» INFORMATION PROVIDED:
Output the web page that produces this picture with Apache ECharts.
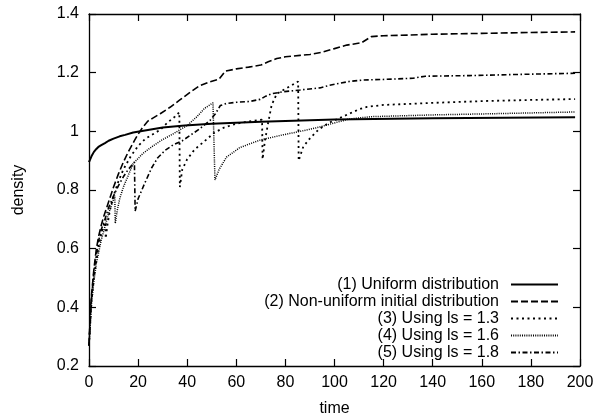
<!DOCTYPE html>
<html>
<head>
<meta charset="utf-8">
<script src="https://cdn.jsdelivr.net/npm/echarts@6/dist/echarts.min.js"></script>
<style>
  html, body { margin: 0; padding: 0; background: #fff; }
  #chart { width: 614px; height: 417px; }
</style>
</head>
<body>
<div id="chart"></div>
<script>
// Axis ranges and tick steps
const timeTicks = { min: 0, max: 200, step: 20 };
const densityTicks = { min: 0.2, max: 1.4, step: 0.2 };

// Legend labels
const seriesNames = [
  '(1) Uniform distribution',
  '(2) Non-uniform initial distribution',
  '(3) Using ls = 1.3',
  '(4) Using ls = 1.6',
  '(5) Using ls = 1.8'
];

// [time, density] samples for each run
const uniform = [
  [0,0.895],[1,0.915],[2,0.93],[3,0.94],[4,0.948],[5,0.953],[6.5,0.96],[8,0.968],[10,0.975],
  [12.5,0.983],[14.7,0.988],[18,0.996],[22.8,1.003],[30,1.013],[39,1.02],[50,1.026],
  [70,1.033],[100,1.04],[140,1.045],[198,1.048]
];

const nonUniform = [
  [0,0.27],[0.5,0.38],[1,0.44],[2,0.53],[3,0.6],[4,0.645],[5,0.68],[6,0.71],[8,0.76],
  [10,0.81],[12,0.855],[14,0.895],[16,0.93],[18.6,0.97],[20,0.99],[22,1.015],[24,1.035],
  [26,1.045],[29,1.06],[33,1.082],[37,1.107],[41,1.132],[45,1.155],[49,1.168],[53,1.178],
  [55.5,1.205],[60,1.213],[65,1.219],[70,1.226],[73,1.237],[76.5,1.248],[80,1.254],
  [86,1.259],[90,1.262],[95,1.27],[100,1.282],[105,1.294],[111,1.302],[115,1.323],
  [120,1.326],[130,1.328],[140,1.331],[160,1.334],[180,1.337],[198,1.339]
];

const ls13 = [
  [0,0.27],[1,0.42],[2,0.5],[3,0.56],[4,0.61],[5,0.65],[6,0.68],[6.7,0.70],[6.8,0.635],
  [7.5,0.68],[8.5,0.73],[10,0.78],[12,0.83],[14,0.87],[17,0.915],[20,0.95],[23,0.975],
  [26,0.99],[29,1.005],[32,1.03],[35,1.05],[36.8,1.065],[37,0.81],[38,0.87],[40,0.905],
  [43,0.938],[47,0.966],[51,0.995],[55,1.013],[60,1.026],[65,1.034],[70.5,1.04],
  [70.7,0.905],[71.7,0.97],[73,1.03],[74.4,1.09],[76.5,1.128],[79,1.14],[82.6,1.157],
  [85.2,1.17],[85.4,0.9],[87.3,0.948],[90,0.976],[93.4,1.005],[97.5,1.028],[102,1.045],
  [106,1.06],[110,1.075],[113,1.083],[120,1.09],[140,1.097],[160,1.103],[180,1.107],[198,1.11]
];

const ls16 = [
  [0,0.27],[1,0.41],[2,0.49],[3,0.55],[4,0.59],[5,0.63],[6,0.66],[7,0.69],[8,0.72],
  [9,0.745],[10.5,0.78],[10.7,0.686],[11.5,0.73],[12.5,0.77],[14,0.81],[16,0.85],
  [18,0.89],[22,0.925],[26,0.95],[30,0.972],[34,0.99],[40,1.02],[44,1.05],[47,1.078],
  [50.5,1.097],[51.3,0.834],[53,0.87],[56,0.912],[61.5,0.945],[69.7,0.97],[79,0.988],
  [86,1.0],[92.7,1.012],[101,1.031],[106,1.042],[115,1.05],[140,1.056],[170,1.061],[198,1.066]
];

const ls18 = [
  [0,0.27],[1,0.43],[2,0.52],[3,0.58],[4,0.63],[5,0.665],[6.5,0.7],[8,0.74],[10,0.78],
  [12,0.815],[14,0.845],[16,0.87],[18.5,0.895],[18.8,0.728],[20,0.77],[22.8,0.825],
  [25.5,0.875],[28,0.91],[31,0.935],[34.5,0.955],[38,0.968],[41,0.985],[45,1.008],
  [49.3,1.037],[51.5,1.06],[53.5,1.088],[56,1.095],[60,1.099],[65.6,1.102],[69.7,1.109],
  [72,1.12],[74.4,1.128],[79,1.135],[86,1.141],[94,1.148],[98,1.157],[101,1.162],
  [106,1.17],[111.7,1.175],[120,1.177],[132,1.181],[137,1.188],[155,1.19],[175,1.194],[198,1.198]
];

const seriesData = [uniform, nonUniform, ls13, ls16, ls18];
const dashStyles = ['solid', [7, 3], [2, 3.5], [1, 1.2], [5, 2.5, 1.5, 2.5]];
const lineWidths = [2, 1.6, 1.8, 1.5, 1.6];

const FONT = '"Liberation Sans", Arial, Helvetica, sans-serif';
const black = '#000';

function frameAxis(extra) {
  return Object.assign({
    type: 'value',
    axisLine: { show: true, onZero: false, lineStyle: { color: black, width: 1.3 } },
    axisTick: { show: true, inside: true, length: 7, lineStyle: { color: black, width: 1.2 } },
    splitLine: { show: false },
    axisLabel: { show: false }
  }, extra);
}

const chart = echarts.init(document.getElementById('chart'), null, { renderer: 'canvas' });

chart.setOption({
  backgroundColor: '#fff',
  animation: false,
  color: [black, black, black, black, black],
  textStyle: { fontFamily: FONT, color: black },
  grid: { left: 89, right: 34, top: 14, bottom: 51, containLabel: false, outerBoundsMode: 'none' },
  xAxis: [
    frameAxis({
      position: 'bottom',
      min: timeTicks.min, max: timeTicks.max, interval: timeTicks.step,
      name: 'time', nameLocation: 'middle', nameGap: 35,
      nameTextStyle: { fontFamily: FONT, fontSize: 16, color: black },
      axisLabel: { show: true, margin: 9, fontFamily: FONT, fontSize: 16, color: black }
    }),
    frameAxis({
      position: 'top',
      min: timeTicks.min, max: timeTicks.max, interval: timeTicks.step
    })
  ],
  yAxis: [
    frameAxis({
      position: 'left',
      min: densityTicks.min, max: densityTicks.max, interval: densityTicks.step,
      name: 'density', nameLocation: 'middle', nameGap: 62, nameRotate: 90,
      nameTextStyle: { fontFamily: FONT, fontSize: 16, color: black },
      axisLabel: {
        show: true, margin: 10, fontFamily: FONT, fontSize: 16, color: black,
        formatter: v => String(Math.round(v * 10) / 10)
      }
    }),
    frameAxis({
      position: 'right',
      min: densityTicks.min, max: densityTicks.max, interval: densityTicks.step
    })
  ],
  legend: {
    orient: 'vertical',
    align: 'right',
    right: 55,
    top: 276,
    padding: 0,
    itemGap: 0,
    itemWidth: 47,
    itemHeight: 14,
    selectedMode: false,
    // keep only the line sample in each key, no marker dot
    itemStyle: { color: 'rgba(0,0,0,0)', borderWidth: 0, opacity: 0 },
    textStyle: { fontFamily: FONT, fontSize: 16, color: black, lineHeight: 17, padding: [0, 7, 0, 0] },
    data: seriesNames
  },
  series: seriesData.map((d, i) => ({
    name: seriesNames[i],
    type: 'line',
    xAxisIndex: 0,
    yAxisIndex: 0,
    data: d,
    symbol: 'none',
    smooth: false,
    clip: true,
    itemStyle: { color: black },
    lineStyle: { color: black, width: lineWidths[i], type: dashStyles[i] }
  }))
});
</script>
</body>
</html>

» THE TASK: Skip the pictures, then retype every line above exactly.

» OUTPUT OF THE TASK:
Output the web page that produces this picture with Apache ECharts.
<!DOCTYPE html>
<html>
<head>
<meta charset="utf-8">
<script src="https://cdn.jsdelivr.net/npm/echarts@6/dist/echarts.min.js"></script>
<style>
  html, body { margin: 0; padding: 0; background: #fff; }
  #chart { width: 614px; height: 417px; }
</style>
</head>
<body>
<div id="chart"></div>
<script>
// Axis ranges and tick steps
const timeTicks = { min: 0, max: 200, step: 20 };
const densityTicks = { min: 0.2, max: 1.4, step: 0.2 };

// Legend labels
const seriesNames = [
  '(1) Uniform distribution',
  '(2) Non-uniform initial distribution',
  '(3) Using ls = 1.3',
  '(4) Using ls = 1.6',
  '(5) Using ls = 1.8'
];

// [time, density] samples for each run
const uniform = [
  [0,0.895],[1,0.915],[2,0.93],[3,0.94],[4,0.948],[5,0.953],[6.5,0.96],[8,0.968],[10,0.975],
  [12.5,0.983],[14.7,0.988],[18,0.996],[22.8,1.003],[30,1.013],[39,1.02],[50,1.026],
  [70,1.033],[100,1.04],[140,1.045],[198,1.048]
];

const nonUniform = [
  [0,0.27],[0.5,0.38],[1,0.44],[2,0.53],[3,0.6],[4,0.645],[5,0.68],[6,0.71],[8,0.76],
  [10,0.81],[12,0.855],[14,0.895],[16,0.93],[18.6,0.97],[20,0.99],[22,1.015],[24,1.035],
  [26,1.045],[29,1.06],[33,1.082],[37,1.107],[41,1.132],[45,1.155],[49,1.168],[53,1.178],
  [55.5,1.205],[60,1.213],[65,1.219],[70,1.226],[73,1.237],[76.5,1.248],[80,1.254],
  [86,1.259],[90,1.262],[95,1.27],[100,1.282],[105,1.294],[111,1.302],[115,1.323],
  [120,1.326],[130,1.328],[140,1.331],[160,1.334],[180,1.337],[198,1.339]
];

const ls13 = [
  [0,0.27],[1,0.42],[2,0.5],[3,0.56],[4,0.61],[5,0.65],[6,0.68],[6.7,0.70],[6.8,0.635],
  [7.5,0.68],[8.5,0.73],[10,0.78],[12,0.83],[14,0.87],[17,0.915],[20,0.95],[23,0.975],
  [26,0.99],[29,1.005],[32,1.03],[35,1.05],[36.8,1.065],[37,0.81],[38,0.87],[40,0.905],
  [43,0.938],[47,0.966],[51,0.995],[55,1.013],[60,1.026],[65,1.034],[70.5,1.04],
  [70.7,0.905],[71.7,0.97],[73,1.03],[74.4,1.09],[76.5,1.128],[79,1.14],[82.6,1.157],
  [85.2,1.17],[85.4,0.9],[87.3,0.948],[90,0.976],[93.4,1.005],[97.5,1.028],[102,1.045],
  [106,1.06],[110,1.075],[113,1.083],[120,1.09],[140,1.097],[160,1.103],[180,1.107],[198,1.11]
];

const ls16 = [
  [0,0.27],[1,0.41],[2,0.49],[3,0.55],[4,0.59],[5,0.63],[6,0.66],[7,0.69],[8,0.72],
  [9,0.745],[10.5,0.78],[10.7,0.686],[11.5,0.73],[12.5,0.77],[14,0.81],[16,0.85],
  [18,0.89],[22,0.925],[26,0.95],[30,0.972],[34,0.99],[40,1.02],[44,1.05],[47,1.078],
  [50.5,1.097],[51.3,0.834],[53,0.87],[56,0.912],[61.5,0.945],[69.7,0.97],[79,0.988],
  [86,1.0],[92.7,1.012],[101,1.031],[106,1.042],[115,1.05],[140,1.056],[170,1.061],[198,1.066]
];

const ls18 = [
  [0,0.27],[1,0.43],[2,0.52],[3,0.58],[4,0.63],[5,0.665],[6.5,0.7],[8,0.74],[10,0.78],
  [12,0.815],[14,0.845],[16,0.87],[18.5,0.895],[18.8,0.728],[20,0.77],[22.8,0.825],
  [25.5,0.875],[28,0.91],[31,0.935],[34.5,0.955],[38,0.968],[41,0.985],[45,1.008],
  [49.3,1.037],[51.5,1.06],[53.5,1.088],[56,1.095],[60,1.099],[65.6,1.102],[69.7,1.109],
  [72,1.12],[74.4,1.128],[79,1.135],[86,1.141],[94,1.148],[98,1.157],[101,1.162],
  [106,1.17],[111.7,1.175],[120,1.177],[132,1.181],[137,1.188],[155,1.19],[175,1.194],[198,1.198]
];

const seriesData = [uniform, nonUniform, ls13, ls16, ls18];
const dashStyles = ['solid', [7, 3], [2, 3.5], [1, 1.2], [5, 2.5, 1.5, 2.5]];
const lineWidths = [2, 1.6, 1.8, 1.5, 1.6];

const FONT = '"Liberation Sans", Arial, Helvetica, sans-serif';
const black = '#000';

function frameAxis(extra) {
  return Object.assign({
    type: 'value',
    axisLine: { show: true, onZero: false, lineStyle: { color: black, width: 1.3 } },
    axisTick: { show: true, inside: true, length: 7, lineStyle: { color: black, width: 1.2 } },
    splitLine: { show: false },
    axisLabel: { show: false }
  }, extra);
}

const chart = echarts.init(document.getElementById('chart'), null, { renderer: 'canvas' });

chart.setOption({
  backgroundColor: '#fff',
  animation: false,
  color: [black, black, black, black, black],
  textStyle: { fontFamily: FONT, color: black },
  grid: { left: 89, right: 34, top: 14, bottom: 51, containLabel: false, outerBoundsMode: 'none' },
  xAxis: [
    frameAxis({
      position: 'bottom',
      min: timeTicks.min, max: timeTicks.max, interval: timeTicks.step,
      name: 'time', nameLocation: 'middle', nameGap: 35,
      nameTextStyle: { fontFamily: FONT, fontSize: 16, color: black },
      axisLabel: { show: true, margin: 9, fontFamily: FONT, fontSize: 16, color: black }
    }),
    frameAxis({
      position: 'top',
      min: timeTicks.min, max: timeTicks.max, interval: timeTicks.step
    })
  ],
  yAxis: [
    frameAxis({
      position: 'left',
      min: densityTicks.min, max: densityTicks.max, interval: densityTicks.step,
      name: 'density', nameLocation: 'middle', nameGap: 62, nameRotate: 90,
      nameTextStyle: { fontFamily: FONT, fontSize: 16, color: black },
      axisLabel: {
        show: true, margin: 10, fontFamily: FONT, fontSize: 16, color: black,
        formatter: v => String(Math.round(v * 10) / 10)
      }
    }),
    frameAxis({
      position: 'right',
      min: densityTicks.min, max: densityTicks.max, interval: densityTicks.step
    })
  ],
  legend: {
    orient: 'vertical',
    align: 'right',
    right: 55,
    top: 276,
    padding: 0,
    itemGap: 0,
    itemWidth: 47,
    itemHeight: 14,
    selectedMode: false,
    // keep only the line sample in each key, no marker dot
    itemStyle: { color: 'rgba(0,0,0,0)', borderWidth: 0, opacity: 0 },
    textStyle: { fontFamily: FONT, fontSize: 16, color: black, lineHeight: 17, padding: [0, 7, 0, 0] },
    data: seriesNames
  },
  series: seriesData.map((d, i) => ({
    name: seriesNames[i],
    type: 'line',
    xAxisIndex: 0,
    yAxisIndex: 0,
    data: d,
    symbol: 'none',
    smooth: false,
    clip: true,
    itemStyle: { color: black },
    lineStyle: { color: black, width: lineWidths[i], type: dashStyles[i] }
  }))
});
</script>
</body>
</html>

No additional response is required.